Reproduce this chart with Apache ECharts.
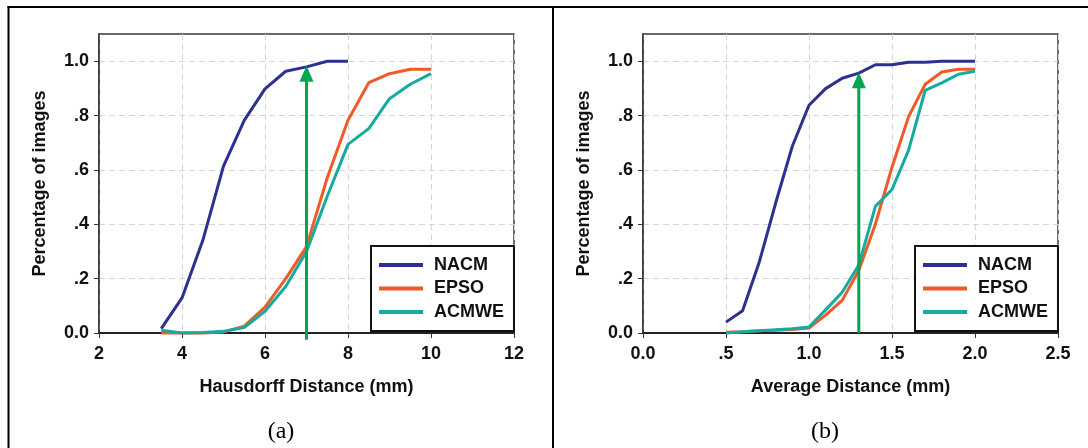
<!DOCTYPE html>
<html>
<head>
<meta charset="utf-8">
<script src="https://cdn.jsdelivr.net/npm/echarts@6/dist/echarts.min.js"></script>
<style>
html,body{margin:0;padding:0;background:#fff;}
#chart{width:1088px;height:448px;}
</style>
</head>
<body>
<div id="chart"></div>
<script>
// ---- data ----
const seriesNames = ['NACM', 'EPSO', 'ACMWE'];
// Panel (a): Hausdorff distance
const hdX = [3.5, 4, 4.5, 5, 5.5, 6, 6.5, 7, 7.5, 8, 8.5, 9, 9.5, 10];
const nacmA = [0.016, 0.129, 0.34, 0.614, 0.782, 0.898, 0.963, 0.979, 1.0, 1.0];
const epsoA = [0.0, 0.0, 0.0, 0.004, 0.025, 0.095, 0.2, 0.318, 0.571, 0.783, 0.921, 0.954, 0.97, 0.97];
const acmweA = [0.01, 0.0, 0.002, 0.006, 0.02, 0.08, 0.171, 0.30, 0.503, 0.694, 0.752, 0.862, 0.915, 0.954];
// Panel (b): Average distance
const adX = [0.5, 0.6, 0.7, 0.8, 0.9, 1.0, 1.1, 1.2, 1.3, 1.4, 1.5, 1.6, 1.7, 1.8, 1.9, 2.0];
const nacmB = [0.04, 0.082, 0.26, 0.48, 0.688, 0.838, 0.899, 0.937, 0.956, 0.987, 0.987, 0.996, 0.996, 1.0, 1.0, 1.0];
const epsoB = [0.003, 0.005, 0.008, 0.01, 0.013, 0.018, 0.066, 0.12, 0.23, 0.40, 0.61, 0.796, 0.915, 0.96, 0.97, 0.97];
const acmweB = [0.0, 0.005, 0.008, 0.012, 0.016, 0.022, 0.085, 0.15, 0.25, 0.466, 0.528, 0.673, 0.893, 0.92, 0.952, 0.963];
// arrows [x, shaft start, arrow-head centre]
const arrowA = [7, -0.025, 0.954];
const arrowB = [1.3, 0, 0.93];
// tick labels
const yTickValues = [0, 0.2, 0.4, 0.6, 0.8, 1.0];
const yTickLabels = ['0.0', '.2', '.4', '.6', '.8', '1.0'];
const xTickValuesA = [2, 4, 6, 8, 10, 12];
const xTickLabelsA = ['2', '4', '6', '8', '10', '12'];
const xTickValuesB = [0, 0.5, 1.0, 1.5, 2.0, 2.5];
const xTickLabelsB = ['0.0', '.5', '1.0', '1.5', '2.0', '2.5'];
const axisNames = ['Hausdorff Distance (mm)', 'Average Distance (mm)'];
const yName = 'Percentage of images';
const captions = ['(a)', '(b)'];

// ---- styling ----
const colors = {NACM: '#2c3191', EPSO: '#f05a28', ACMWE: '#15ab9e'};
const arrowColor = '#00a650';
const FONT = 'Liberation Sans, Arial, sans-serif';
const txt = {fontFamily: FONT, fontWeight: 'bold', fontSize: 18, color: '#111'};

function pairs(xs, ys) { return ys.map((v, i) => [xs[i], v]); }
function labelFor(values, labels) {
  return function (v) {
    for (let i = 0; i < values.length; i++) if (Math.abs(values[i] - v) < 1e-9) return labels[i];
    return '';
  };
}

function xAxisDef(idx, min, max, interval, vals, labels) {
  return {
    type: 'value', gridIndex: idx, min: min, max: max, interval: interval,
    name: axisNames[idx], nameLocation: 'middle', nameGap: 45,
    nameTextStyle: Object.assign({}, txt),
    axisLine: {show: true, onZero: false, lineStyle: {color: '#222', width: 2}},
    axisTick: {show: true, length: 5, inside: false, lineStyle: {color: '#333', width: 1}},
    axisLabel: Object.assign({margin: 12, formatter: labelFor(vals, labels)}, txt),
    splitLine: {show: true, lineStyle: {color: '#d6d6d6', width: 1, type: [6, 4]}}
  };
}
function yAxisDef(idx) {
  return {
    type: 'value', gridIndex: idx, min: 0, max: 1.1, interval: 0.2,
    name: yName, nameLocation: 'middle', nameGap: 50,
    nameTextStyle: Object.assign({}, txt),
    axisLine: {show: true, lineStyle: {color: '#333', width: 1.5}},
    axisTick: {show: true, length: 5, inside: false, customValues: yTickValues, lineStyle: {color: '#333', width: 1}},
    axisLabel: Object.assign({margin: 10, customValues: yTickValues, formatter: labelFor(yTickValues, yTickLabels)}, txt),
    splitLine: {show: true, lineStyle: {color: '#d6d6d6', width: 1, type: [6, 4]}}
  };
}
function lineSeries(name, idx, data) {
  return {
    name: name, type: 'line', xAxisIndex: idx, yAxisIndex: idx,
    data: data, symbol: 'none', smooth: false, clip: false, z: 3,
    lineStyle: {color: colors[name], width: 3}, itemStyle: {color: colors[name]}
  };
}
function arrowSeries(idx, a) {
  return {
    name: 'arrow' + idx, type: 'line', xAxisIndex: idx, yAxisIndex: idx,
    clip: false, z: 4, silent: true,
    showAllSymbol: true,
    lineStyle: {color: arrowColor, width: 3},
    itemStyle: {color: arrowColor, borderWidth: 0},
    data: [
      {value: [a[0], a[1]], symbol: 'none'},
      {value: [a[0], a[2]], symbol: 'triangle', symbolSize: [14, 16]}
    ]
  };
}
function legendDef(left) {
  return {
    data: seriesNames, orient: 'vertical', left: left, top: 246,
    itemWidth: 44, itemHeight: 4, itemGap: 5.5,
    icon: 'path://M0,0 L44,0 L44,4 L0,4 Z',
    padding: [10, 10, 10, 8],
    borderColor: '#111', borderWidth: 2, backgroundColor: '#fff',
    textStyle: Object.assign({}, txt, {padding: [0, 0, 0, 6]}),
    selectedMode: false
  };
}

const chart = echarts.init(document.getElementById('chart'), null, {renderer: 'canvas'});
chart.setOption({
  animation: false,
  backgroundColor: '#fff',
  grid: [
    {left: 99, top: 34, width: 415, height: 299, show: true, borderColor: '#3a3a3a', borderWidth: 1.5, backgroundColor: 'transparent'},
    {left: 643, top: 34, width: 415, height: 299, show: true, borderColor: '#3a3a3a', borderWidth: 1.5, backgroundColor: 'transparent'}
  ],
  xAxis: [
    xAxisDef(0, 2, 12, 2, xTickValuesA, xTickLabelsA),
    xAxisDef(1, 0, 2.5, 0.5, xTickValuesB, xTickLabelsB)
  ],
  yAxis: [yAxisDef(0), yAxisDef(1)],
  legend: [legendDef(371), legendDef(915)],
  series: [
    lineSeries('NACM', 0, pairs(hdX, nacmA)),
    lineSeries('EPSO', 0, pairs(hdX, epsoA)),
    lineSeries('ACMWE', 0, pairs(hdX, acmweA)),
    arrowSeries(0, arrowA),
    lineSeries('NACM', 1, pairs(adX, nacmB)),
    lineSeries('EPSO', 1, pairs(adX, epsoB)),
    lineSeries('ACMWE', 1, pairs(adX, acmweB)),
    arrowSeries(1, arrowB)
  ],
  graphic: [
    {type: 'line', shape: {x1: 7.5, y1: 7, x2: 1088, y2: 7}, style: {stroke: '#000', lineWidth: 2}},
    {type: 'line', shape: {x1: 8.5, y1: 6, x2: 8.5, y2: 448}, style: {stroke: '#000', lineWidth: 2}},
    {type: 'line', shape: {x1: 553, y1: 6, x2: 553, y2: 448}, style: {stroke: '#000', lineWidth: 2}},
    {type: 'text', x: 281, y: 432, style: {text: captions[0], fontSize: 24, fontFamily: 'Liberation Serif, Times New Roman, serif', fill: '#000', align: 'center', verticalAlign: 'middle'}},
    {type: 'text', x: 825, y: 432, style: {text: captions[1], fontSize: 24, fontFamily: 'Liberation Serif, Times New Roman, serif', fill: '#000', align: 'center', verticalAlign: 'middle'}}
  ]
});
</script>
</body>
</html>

########

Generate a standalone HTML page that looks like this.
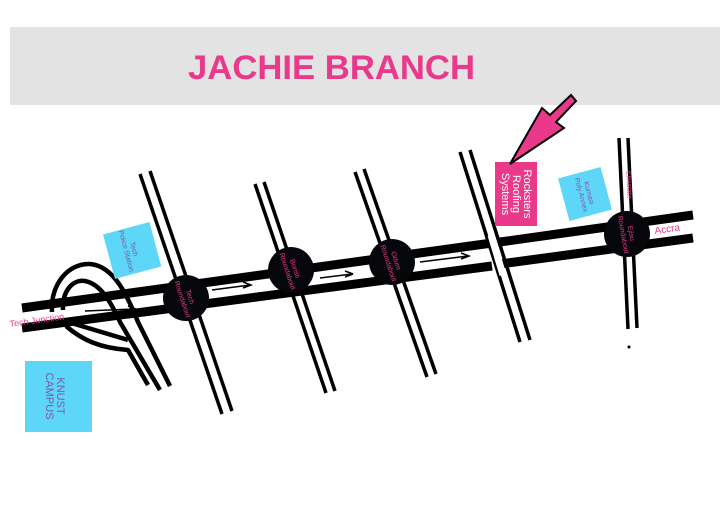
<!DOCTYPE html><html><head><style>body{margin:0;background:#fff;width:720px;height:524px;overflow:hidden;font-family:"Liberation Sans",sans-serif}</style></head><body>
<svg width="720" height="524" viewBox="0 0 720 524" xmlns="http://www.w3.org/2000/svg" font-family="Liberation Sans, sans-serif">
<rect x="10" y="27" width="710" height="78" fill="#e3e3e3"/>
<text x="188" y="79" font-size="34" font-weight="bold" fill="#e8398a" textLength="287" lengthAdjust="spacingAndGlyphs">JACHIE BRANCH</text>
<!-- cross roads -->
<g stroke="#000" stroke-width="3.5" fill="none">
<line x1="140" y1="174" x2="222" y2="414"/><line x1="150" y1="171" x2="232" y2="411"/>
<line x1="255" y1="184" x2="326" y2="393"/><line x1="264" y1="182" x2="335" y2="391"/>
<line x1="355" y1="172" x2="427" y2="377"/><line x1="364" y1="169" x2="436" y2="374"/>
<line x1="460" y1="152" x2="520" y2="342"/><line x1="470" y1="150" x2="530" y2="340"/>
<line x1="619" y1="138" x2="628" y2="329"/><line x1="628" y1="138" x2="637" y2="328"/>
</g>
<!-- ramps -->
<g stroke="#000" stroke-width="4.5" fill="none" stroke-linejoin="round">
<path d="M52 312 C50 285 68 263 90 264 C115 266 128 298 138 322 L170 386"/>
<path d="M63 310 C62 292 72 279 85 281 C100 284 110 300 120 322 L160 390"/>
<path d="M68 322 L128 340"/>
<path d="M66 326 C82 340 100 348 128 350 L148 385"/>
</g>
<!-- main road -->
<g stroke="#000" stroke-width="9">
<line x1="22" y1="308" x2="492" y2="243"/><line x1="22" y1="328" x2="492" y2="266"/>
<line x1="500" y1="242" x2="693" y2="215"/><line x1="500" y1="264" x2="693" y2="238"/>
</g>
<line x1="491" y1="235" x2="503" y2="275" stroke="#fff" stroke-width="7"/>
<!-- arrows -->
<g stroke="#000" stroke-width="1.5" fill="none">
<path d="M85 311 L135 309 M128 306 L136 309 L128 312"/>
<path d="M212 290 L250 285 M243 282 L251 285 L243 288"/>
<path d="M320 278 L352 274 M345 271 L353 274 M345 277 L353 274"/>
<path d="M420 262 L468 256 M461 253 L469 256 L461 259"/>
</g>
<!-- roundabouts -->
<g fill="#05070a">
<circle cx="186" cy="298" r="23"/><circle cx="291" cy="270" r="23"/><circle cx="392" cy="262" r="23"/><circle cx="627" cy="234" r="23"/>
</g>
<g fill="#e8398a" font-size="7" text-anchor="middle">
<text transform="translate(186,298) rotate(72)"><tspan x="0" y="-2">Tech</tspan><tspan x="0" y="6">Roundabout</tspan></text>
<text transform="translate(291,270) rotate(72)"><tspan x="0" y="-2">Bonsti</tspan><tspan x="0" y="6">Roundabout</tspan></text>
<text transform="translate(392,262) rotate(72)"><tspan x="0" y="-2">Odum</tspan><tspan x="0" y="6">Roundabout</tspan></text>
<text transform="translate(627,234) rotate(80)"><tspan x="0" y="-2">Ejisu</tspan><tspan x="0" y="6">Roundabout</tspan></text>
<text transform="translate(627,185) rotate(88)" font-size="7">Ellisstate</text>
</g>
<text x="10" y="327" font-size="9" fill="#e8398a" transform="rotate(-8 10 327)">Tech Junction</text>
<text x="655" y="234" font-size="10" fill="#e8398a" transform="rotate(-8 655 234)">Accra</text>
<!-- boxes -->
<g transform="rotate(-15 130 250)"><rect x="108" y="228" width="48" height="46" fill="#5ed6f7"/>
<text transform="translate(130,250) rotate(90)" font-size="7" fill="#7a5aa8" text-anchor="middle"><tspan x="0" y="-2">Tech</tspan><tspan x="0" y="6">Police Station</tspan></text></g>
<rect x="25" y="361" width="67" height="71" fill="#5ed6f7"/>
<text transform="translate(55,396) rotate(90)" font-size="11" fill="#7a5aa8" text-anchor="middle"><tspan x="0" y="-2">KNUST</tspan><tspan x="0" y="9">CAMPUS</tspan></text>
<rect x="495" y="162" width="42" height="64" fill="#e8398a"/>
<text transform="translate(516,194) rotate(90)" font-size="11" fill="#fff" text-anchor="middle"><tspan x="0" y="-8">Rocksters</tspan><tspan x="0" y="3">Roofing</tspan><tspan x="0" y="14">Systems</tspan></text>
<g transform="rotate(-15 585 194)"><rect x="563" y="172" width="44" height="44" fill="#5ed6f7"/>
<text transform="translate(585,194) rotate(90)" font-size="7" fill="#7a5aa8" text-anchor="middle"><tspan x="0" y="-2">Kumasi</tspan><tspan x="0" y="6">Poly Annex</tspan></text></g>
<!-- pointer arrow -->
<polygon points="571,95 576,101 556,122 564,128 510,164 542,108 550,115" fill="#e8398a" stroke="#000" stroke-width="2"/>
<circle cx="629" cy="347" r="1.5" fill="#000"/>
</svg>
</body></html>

########

▶ [Instructions for the task]: Count how many lines contain "this" and give only that count.

▶ [Task solution]: 2